Not only an important event in its own right, the liturgical celebration of the Baptism of the Lord marks the official end of the Christmas season. Beginning Monday, the vestments will return to the familiar green color of Ordinary Time until March 6, when we celebrate Ash Wednesday and the holy season of Lent begins.
The feast of the Baptism of the Lord is also an occasion to reflect upon the great gift of the Sacrament of Baptism, the first and (at least in one sense) the greatest of all the sacraments, for it is the “gateway” to all the others. By this sacrament we are cleansed of original sin, we receive our adoption as sons and daughters of our heavenly Father, we are incorporated into the living Body of Christ (which is the Church), and are extended the great invitation from God Himself to become living saints in our world today.
As a pastor, I can say that celebrating a baptism is one of the most enjoyable aspects of my vocation. Baptisms are always moments of great joy and expectation, often bringing together family and friends from quite a distance away. I especially love observing how older children react to a younger sibling being baptized; they seem to have an innate sense that something incredibly special is happening to their baby brother or sister, even if they aren’t old enough to truly understand the details. Of course, much of the credit for this needs to go to the wonderful moms and dads in our parish, who are clearly instilling a strong sense of the faith and the importance of this sacrament in their older children.
Now that 2018 is completed, I am happy to share that we had a whopping 55 baptisms in the parish during this past year! We had 27 baby boys, 19 baby girls, five children of school age, and four adults. It’s an extraordinary thing that a parish of our modest size (less than 500 households) had 46 infant baptisms in one year. This is a great sign of “new life” and growth in our parish. (It’s also extraordinary that among the infants, the numbers were so skewed towards boys… 27 vs. 19. Was there something “in the water” during 2018? Or perhaps just a natural rebalancing, as our infant girl baptisms outnumbered infant boys in 2017, 2016, and 2015.)

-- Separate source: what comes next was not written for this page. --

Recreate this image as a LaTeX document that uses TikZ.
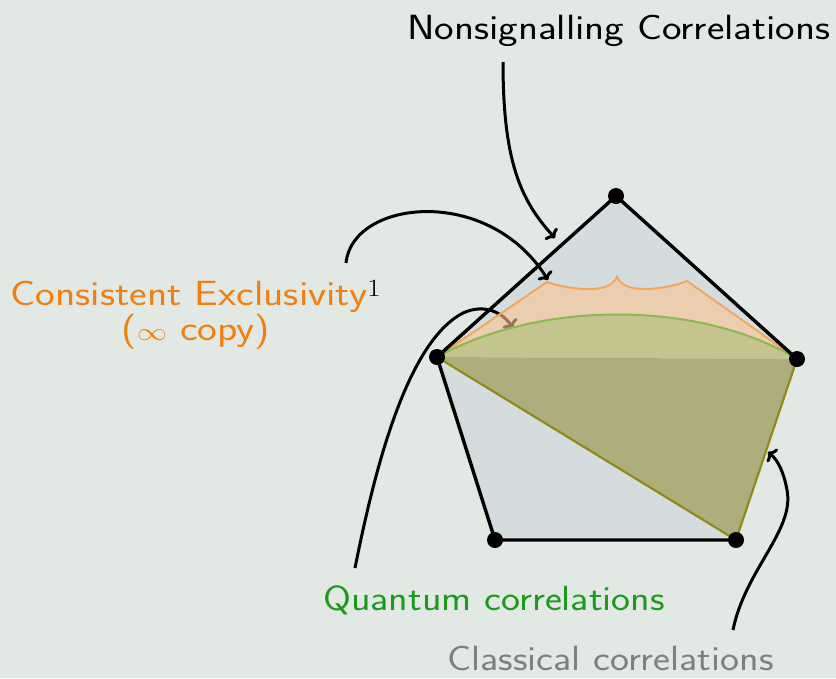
\documentclass[tikz,border=0pt]{standalone}
\usepackage{fontspec}
\usetikzlibrary{arrows.meta}
\definecolor{bg}{HTML}{E2E8E4}
\definecolor{pentfill}{HTML}{D5DCDD}
\definecolor{orfill}{RGB}{251,197,146}
\definecolor{orline}{HTML}{F0A860}
\definecolor{segfill}{HTML}{C4C48E}
\definecolor{trifill}{HTML}{B0AD7D}
\definecolor{triline}{HTML}{8E8A1C}
\definecolor{grline}{HTML}{8CB850}
\definecolor{ortext}{HTML}{F07F10}
\definecolor{grtext}{HTML}{1C9A1C}
\definecolor{gytext}{HTML}{7F7F7F}
\tikzset{
  lbl/.style={font=\sffamily\fontsize{35}{28}\selectfont, inner sep=0pt, anchor=base west},
  arr/.style={line width=3pt, -{To[length=7pt,width=17pt]}},
  edge/.style={line width=3.4pt, line join=round},
  vdot/.style={circle, fill=black, inner sep=0pt, minimum size=16pt}
}
\begin{document}
\begin{tikzpicture}[x=1pt,y=-1pt]
\useasboundingbox (0,0) rectangle (836,678);
\fill[bg] (0,0) rectangle (836,678);
% vertices
\coordinate (T) at (616,196);
\coordinate (L) at (437,357);
\coordinate (R) at (797,359);
\coordinate (BL) at (495,540);
\coordinate (BR) at (736,540);
\coordinate (P1) at (547,282);
\coordinate (C) at (617,276);
\coordinate (P2) at (687,281);
% pentagon fill
\fill[pentfill] (T) -- (R) -- (BR) -- (BL) -- (L) -- cycle;
% quantum arrow (under the orange overlay)
\coordinate (qs) at (355,568);
\coordinate (qm) at (463,313);
\coordinate (qe) at (513,328);
\draw[arr] (qs) .. controls (373,478) and (405,343) .. (qm) .. controls (485,303) and (503,313) .. (qe);
% orange region
\fill[orfill, fill opacity=0.6] (L) -- (P1) .. controls (570,290) and (612,295) .. (C) .. controls (622,295) and (664,290) .. (P2) -- (R) -- cycle;
\draw[orline, line width=2pt, line join=round] (L) -- (P1) .. controls (570,290) and (612,295) .. (C) .. controls (622,295) and (664,290) .. (P2) -- (R);
% quantum segment
\fill[segfill] (L) .. controls (540,300) and (700,300) .. (R) -- cycle;
\draw[grline, line width=2pt] (L) .. controls (540,300) and (700,300) .. (R);
% classical triangle
\fill[trifill] (L) -- (R) -- (BR) -- cycle;
% pentagon edges
\draw[edge] (BR) -- (BL) -- (L) -- (T) -- (R);
\draw[triline, line width=2.2pt] (L) -- (BR) -- (R);
% vertex dots
\foreach \v in {T,L,R,BL,BR} \node[vdot] at (\v) {};
% labels
\node[lbl] (ns) at (407,39) {\scalebox{1.186}[1]{Nonsignalling Correlations}};
\node[lbl, text=ortext, align=center, anchor=base] (ce) at (196,340) {\scalebox{1.2}[1]{Consistent Exclusivity$^{\color{black}1}$}\\\scalebox{1.2}[1]{($\infty$ copy)}};
\node[lbl, text=grtext] (qc) at (323,610) {\scalebox{1.153}[1]{Quantum correlations}};
\node[lbl, text=gytext] (cc) at (447,670) {\scalebox{1.152}[1]{Classical correlations}};
% other arrows
\coordinate (ns1) at (503,62);
\coordinate (ns2) at (555,238);
\draw[arr] (ns1) .. controls (503,160) and (520,200) .. (ns2);
\coordinate (ce1) at (346,263);
\coordinate (ce3) at (548,280);
\draw[arr] (ce1) .. controls (352,200) and (488,184) .. (ce3);
\coordinate (cl1) at (733,630);
\coordinate (clm) at (787,490);
\coordinate (cl2) at (768,452);
\draw[arr] (cl1) .. controls (745,570) and (795,530) .. (clm) .. controls (784,473) and (778,460) .. (cl2);
\end{tikzpicture}
\end{document}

On our part, I would invite everyone to see all of these children as “children of our parish.” While their parents have the first and primary responsibility for raising them in the faith, all of us can assist these parents in that task. We do so by offering words of encouragement to them and by working together to build up a more and more vibrant, engaged, and active Catholic community here in our parish. May 2019 bring our parish many blessings and many more babies to be baptized.